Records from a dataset
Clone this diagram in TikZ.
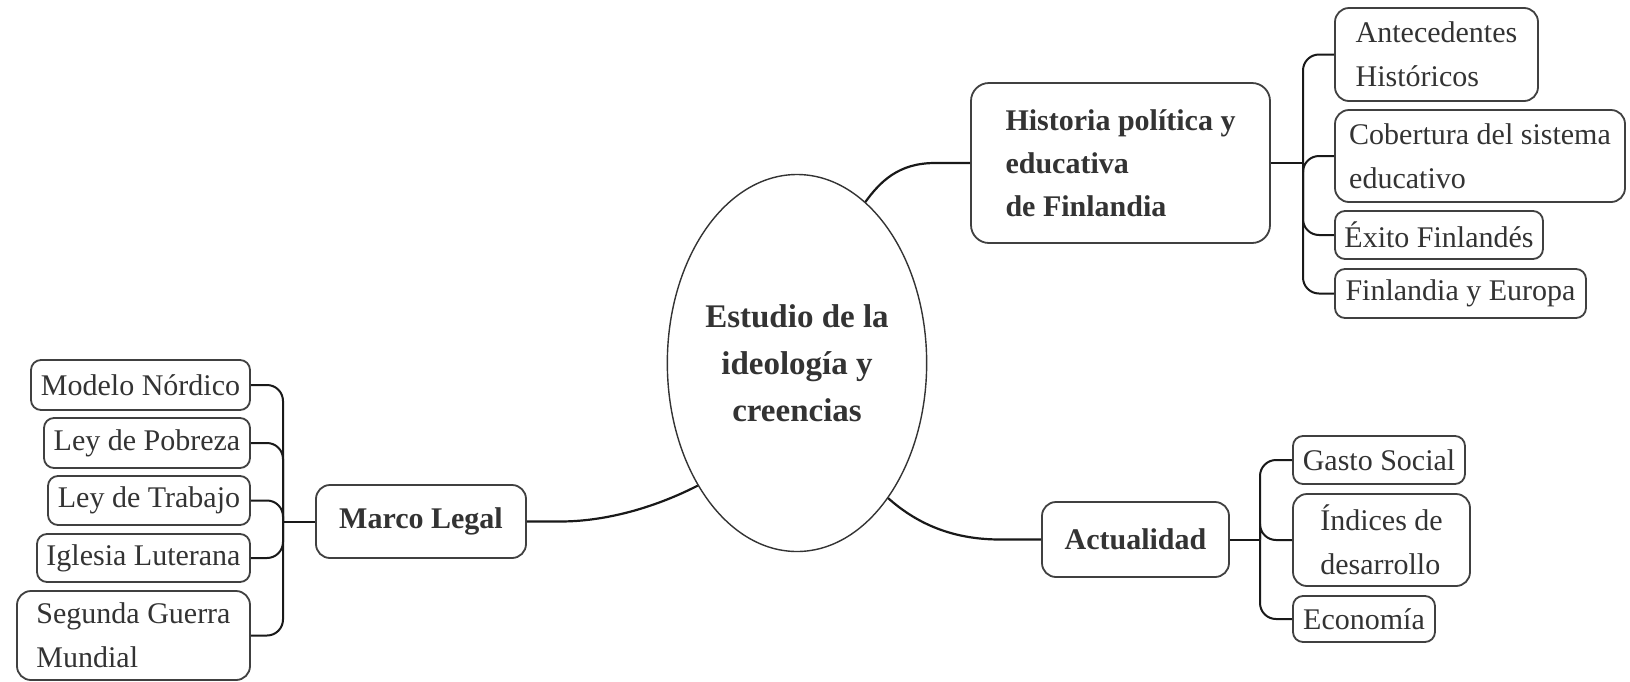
\documentclass[tikz,border=0pt]{standalone}
\usepackage{fontspec}
\setmainfont{Liberation Serif}
\usetikzlibrary{shapes.geometric}
\tikzset{
  box/.style={draw=black!75, line width=0.9pt, rounded corners=5pt, fill=white,
    text=black!80, inner sep=2pt, font=\fontsize{15}{22}\selectfont},
  bigbox/.style={box, rounded corners=9pt, font=\bfseries\fontsize{15}{21.5}\selectfont},
  conn/.style={draw=black!90, line width=1pt, rounded corners=8pt},
  mainconn/.style={draw=black!90, line width=1.1pt},
}
\begin{document}
\begin{tikzpicture}[x=0.5pt, y=-0.5pt]
\fill[white] (0,0) rectangle (1630,681);
\useasboundingbox (0,0) rectangle (1630,681);

% central ellipse
\node[ellipse, draw=black!80, line width=0.7pt, minimum width=121pt, minimum height=188.5pt,
  inner sep=0pt, align=center, text=black!80,
  font=\bfseries\fontsize{16.5}{23.5}\selectfont] (E) at (797,363)
  {Estudio de la\\ideología y\\creencias};

% main branches
\node[bigbox, minimum width=149.5pt, minimum height=80pt, align=left] (hist) at (1120.5,163)
  {Historia política y\\educativa\\de Finlandia};
\node[bigbox, rounded corners=7pt, minimum width=105pt, minimum height=36.5pt] (marco) at (421,521.5) {Marco Legal};
\node[bigbox, rounded corners=7pt, minimum width=93.5pt, minimum height=37.5pt] (act) at (1135.5,539.5) {Actualidad};

% Historia children
\node[box, rounded corners=7pt, minimum width=101.5pt, minimum height=46.5pt, inner xsep=6pt,
  align=left] (ant) at (1436.5,54.5) {Antecedentes\\Históricos};
\node[box, rounded corners=7pt, minimum width=145pt, minimum height=46pt, inner xsep=6pt,
  align=left] (cob) at (1480,156) {Cobertura del sistema\\educativo};
\node[box, minimum width=104pt, minimum height=24pt] (exi) at (1439,235) {Éxito Finlandés};
\node[box, minimum width=125.5pt, minimum height=24.5pt] (fye) at (1460.5,293.5) {Finlandia y Europa};

% Actualidad children
\node[box, minimum width=86pt, minimum height=24pt] (gas) at (1379,460) {Gasto Social};
\node[box, rounded corners=7pt, minimum width=88.5pt, minimum height=46pt, inner xsep=6pt,
  align=left] (ind) at (1381.5,540) {Índices de\\desarrollo};
\node[box, minimum width=71pt, minimum height=23pt] (eco) at (1364,619) {Economía};

% Marco Legal children
\node[box, minimum width=109.5pt, minimum height=25pt] (mod) at (140.5,385) {Modelo Nórdico};
\node[box, minimum width=103pt, minimum height=25pt] (pob) at (147,443) {Ley de Pobreza};
\node[box, minimum width=101pt, minimum height=24.5pt] (tra) at (149,500.5) {Ley de Trabajo};
\node[box, minimum width=106.5pt, minimum height=24pt] (igl) at (143.5,558) {Iglesia Luterana};
\node[box, rounded corners=7pt, minimum width=116.5pt, minimum height=44.5pt, inner xsep=6pt,
  align=left] (seg) at (133.5,635.5) {Segunda Guerra\\Mundial};

% connectors from the ellipse
\coordinate (h1) at (935,163);
\coordinate (m1) at (560,521.5);
\coordinate (a1) at (1000,539.5);
\draw[mainconn] (E.67) .. controls (880,182) and (898,163) .. (h1) -- (hist.west);
\draw[mainconn] (marco.east) -- (m1) .. controls (610,521.5) and (660,505) .. (E.231);
\draw[mainconn] (E.-56) .. controls (915,522) and (950,539.5) .. (a1) -- (act.west);

% child connectors
\coordinate (JH) at (1303,163);
\draw[conn] (hist.east) -- (JH);
\foreach \c in {ant,cob,exi,fye} \draw[conn] (JH) |- (\c.west);

\coordinate (JA) at (1260,539.5);
\draw[conn] (act.east) -- (JA);
\foreach \c in {gas,ind,eco} \draw[conn] (JA) |- (\c.west);

\coordinate (JM) at (283,521.5);
\draw[conn] (marco.west) -- (JM);
\foreach \c in {mod,pob,tra,igl,seg} \draw[conn] (JM) |- (\c.east);
\end{tikzpicture}
\end{document}
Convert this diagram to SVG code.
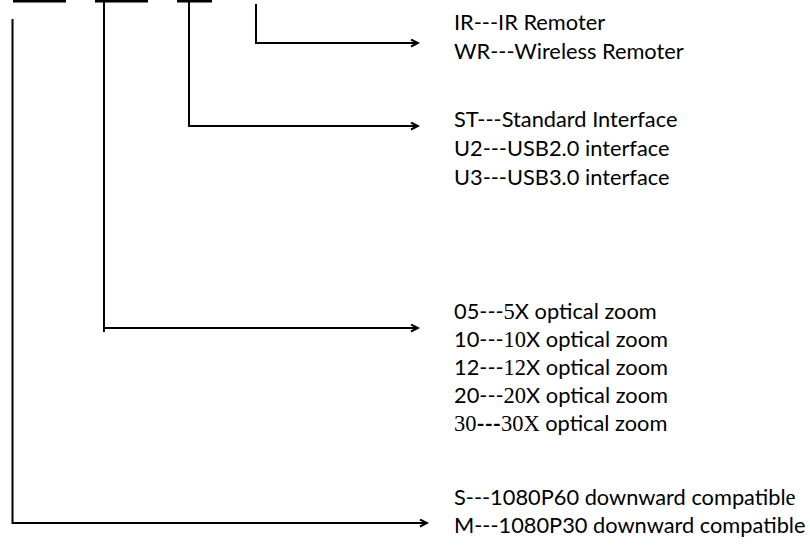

## DIRECTION
Please write out all the data again word for word, but not the pictures.

## RESPONSE TO THE EXERCISE
Clone this diagram in TikZ.
\documentclass[tikz,border=0pt]{standalone}
\usepackage{fontspec}
\setmainfont{Liberation Serif}
\usetikzlibrary{shapes.geometric}
\tikzset{
  box/.style={draw=black!75, line width=0.9pt, rounded corners=5pt, fill=white,
    text=black!80, inner sep=2pt, font=\fontsize{15}{22}\selectfont},
  bigbox/.style={box, rounded corners=9pt, font=\bfseries\fontsize{15}{21.5}\selectfont},
  conn/.style={draw=black!90, line width=1pt, rounded corners=8pt},
  mainconn/.style={draw=black!90, line width=1.1pt},
}
\begin{document}
\begin{tikzpicture}[x=0.5pt, y=-0.5pt]
\fill[white] (0,0) rectangle (1630,681);
\useasboundingbox (0,0) rectangle (1630,681);

% central ellipse
\node[ellipse, draw=black!80, line width=0.7pt, minimum width=121pt, minimum height=188.5pt,
  inner sep=0pt, align=center, text=black!80,
  font=\bfseries\fontsize{16.5}{23.5}\selectfont] (E) at (797,363)
  {Estudio de la\\ideología y\\creencias};

% main branches
\node[bigbox, minimum width=149.5pt, minimum height=80pt, align=left] (hist) at (1120.5,163)
  {Historia política y\\educativa\\de Finlandia};
\node[bigbox, rounded corners=7pt, minimum width=105pt, minimum height=36.5pt] (marco) at (421,521.5) {Marco Legal};
\node[bigbox, rounded corners=7pt, minimum width=93.5pt, minimum height=37.5pt] (act) at (1135.5,539.5) {Actualidad};

% Historia children
\node[box, rounded corners=7pt, minimum width=101.5pt, minimum height=46.5pt, inner xsep=6pt,
  align=left] (ant) at (1436.5,54.5) {Antecedentes\\Históricos};
\node[box, rounded corners=7pt, minimum width=145pt, minimum height=46pt, inner xsep=6pt,
  align=left] (cob) at (1480,156) {Cobertura del sistema\\educativo};
\node[box, minimum width=104pt, minimum height=24pt] (exi) at (1439,235) {Éxito Finlandés};
\node[box, minimum width=125.5pt, minimum height=24.5pt] (fye) at (1460.5,293.5) {Finlandia y Europa};

% Actualidad children
\node[box, minimum width=86pt, minimum height=24pt] (gas) at (1379,460) {Gasto Social};
\node[box, rounded corners=7pt, minimum width=88.5pt, minimum height=46pt, inner xsep=6pt,
  align=left] (ind) at (1381.5,540) {Índices de\\desarrollo};
\node[box, minimum width=71pt, minimum height=23pt] (eco) at (1364,619) {Economía};

% Marco Legal children
\node[box, minimum width=109.5pt, minimum height=25pt] (mod) at (140.5,385) {Modelo Nórdico};
\node[box, minimum width=103pt, minimum height=25pt] (pob) at (147,443) {Ley de Pobreza};
\node[box, minimum width=101pt, minimum height=24.5pt] (tra) at (149,500.5) {Ley de Trabajo};
\node[box, minimum width=106.5pt, minimum height=24pt] (igl) at (143.5,558) {Iglesia Luterana};
\node[box, rounded corners=7pt, minimum width=116.5pt, minimum height=44.5pt, inner xsep=6pt,
  align=left] (seg) at (133.5,635.5) {Segunda Guerra\\Mundial};

% connectors from the ellipse
\coordinate (h1) at (935,163);
\coordinate (m1) at (560,521.5);
\coordinate (a1) at (1000,539.5);
\draw[mainconn] (E.67) .. controls (880,182) and (898,163) .. (h1) -- (hist.west);
\draw[mainconn] (marco.east) -- (m1) .. controls (610,521.5) and (660,505) .. (E.231);
\draw[mainconn] (E.-56) .. controls (915,522) and (950,539.5) .. (a1) -- (act.west);

% child connectors
\coordinate (JH) at (1303,163);
\draw[conn] (hist.east) -- (JH);
\foreach \c in {ant,cob,exi,fye} \draw[conn] (JH) |- (\c.west);

\coordinate (JA) at (1260,539.5);
\draw[conn] (act.east) -- (JA);
\foreach \c in {gas,ind,eco} \draw[conn] (JA) |- (\c.west);

\coordinate (JM) at (283,521.5);
\draw[conn] (marco.west) -- (JM);
\foreach \c in {mod,pob,tra,igl,seg} \draw[conn] (JM) |- (\c.east);
\end{tikzpicture}
\end{document}
Convert this diagram to SVG code.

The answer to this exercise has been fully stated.